For years and years I didn't know what muffaletta was. It sounded fried to me. Like a pillow of dough. Like something that would fill your mouth and muffle your voice. (I make some strange root-word/root-sound connections with words when I don't know their actual definitions.) Maybe a doughnut of some sort.
Then I learned it was a sandwich. Still didn't really know what it was. Thought maybe it was like a Monte Cristo, sticking with my it-must-be-fried theory, which would put it in line for one of my favorite foods ever (if you've never had a battered, deep-fried ham and cheese sandwich, dipped in jam, you've never really lived.) I learned it hailed from New Orleans, and I thought of beignets. There was a lot working toward my theory that this thing must be fried.
Then about a year ago, I was at a bar with friends and one of them ordered a muffaletta, explained to me that it had three kinds of deli meat and a tangy olive spread on crusty bread. Wow. Not deep-fried, but still pretty tantalizing. But at that point, as happens on a regular cycle with me (and will have to happen again soon--darn my love of food and my thunder thighs), I was cutting calories, so I didn't try it. And I haven't really had an easy, here-you-go opportunity to have muffaletta again. (Muffuletta? I'm seeing multiple spellings on the interwebs.)

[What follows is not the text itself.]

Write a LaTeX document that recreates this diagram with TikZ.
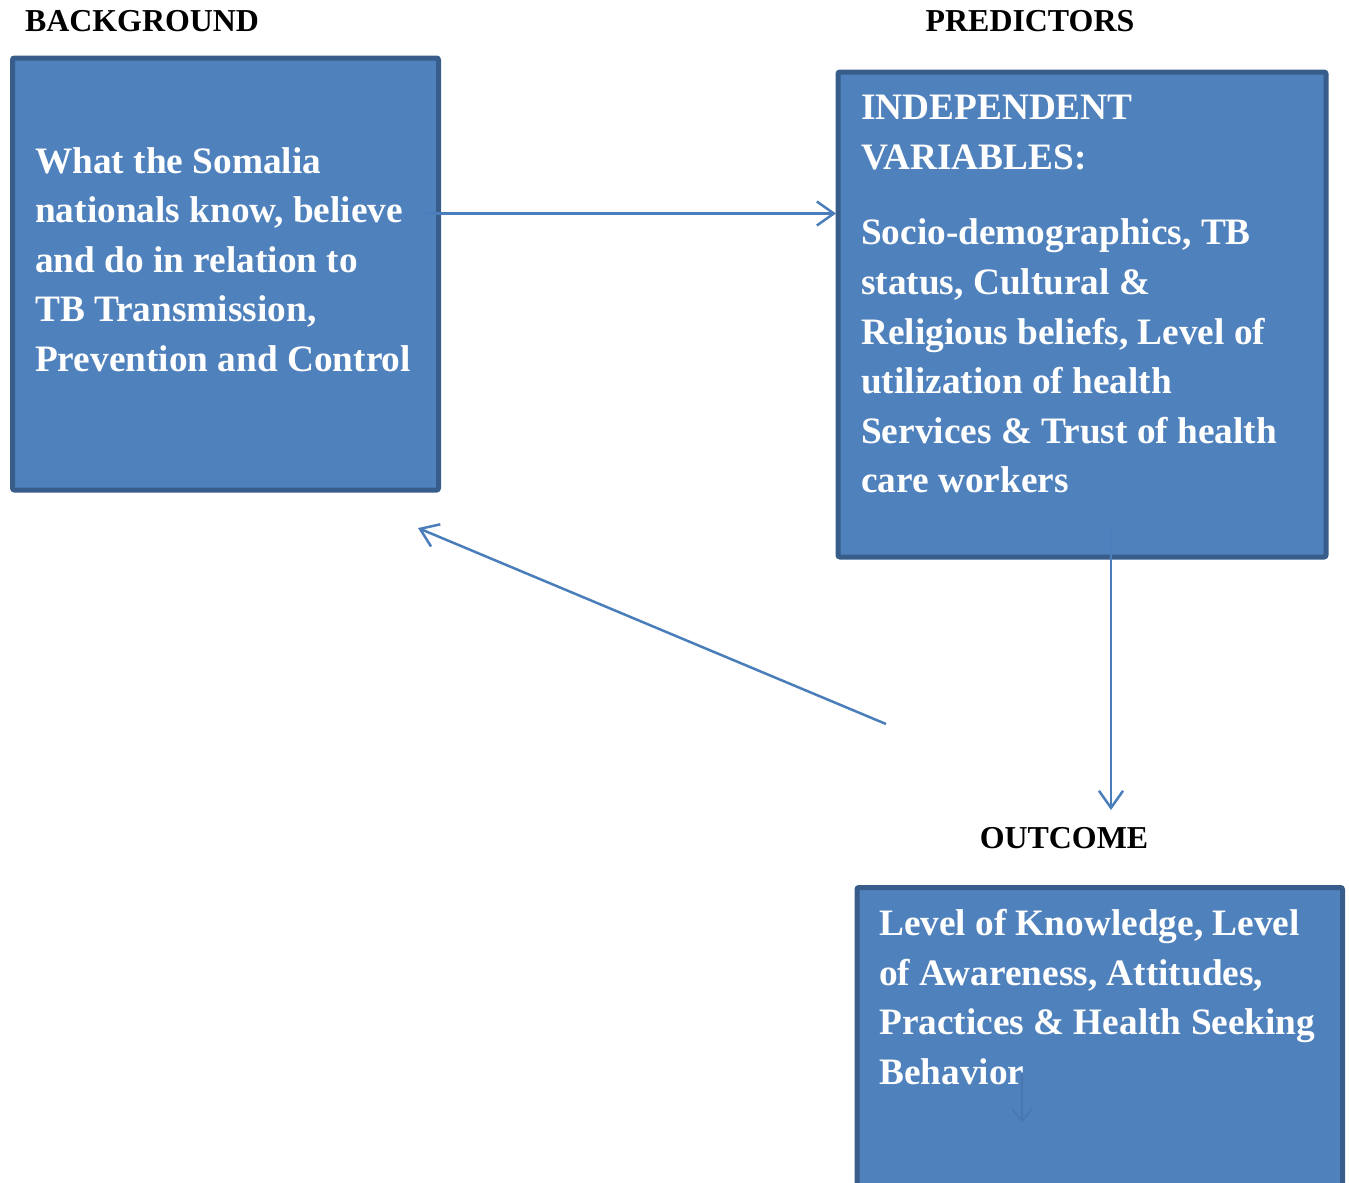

Until last night. It was the special at the Elk. So when I got back from California, that's what I had. Or, part of it. For lunch, my family took me to Angelo's burger place in Carlsbad and I had a monstrous avocado burger (or most of it, since a lot of it fell in my lap) and some fries, so I wasn't incredibly hungry. But I hadn't been able to sit next to my husband on the last leg of the flight back, and he had to go home and take care of the cat and go to work this morning while I had to stay in town to defend my thesis (this afternoon at 1:00!!!), and I wanted to buy time with him, so we had dinner. Anyway. That was a long sentence. But back to the point:
I love muffaletta. It is spicy and tangy and the bread was perfect and the olives were amazing. I still have half of it in the fridge to be eaten as a post-thesis-defense snack/meal/whatever. And, the more foods I eat that originate in New Orleans, the more I think I need to go there and eat. And eat and eat and eat. And then, probably, come home and diet. Oy.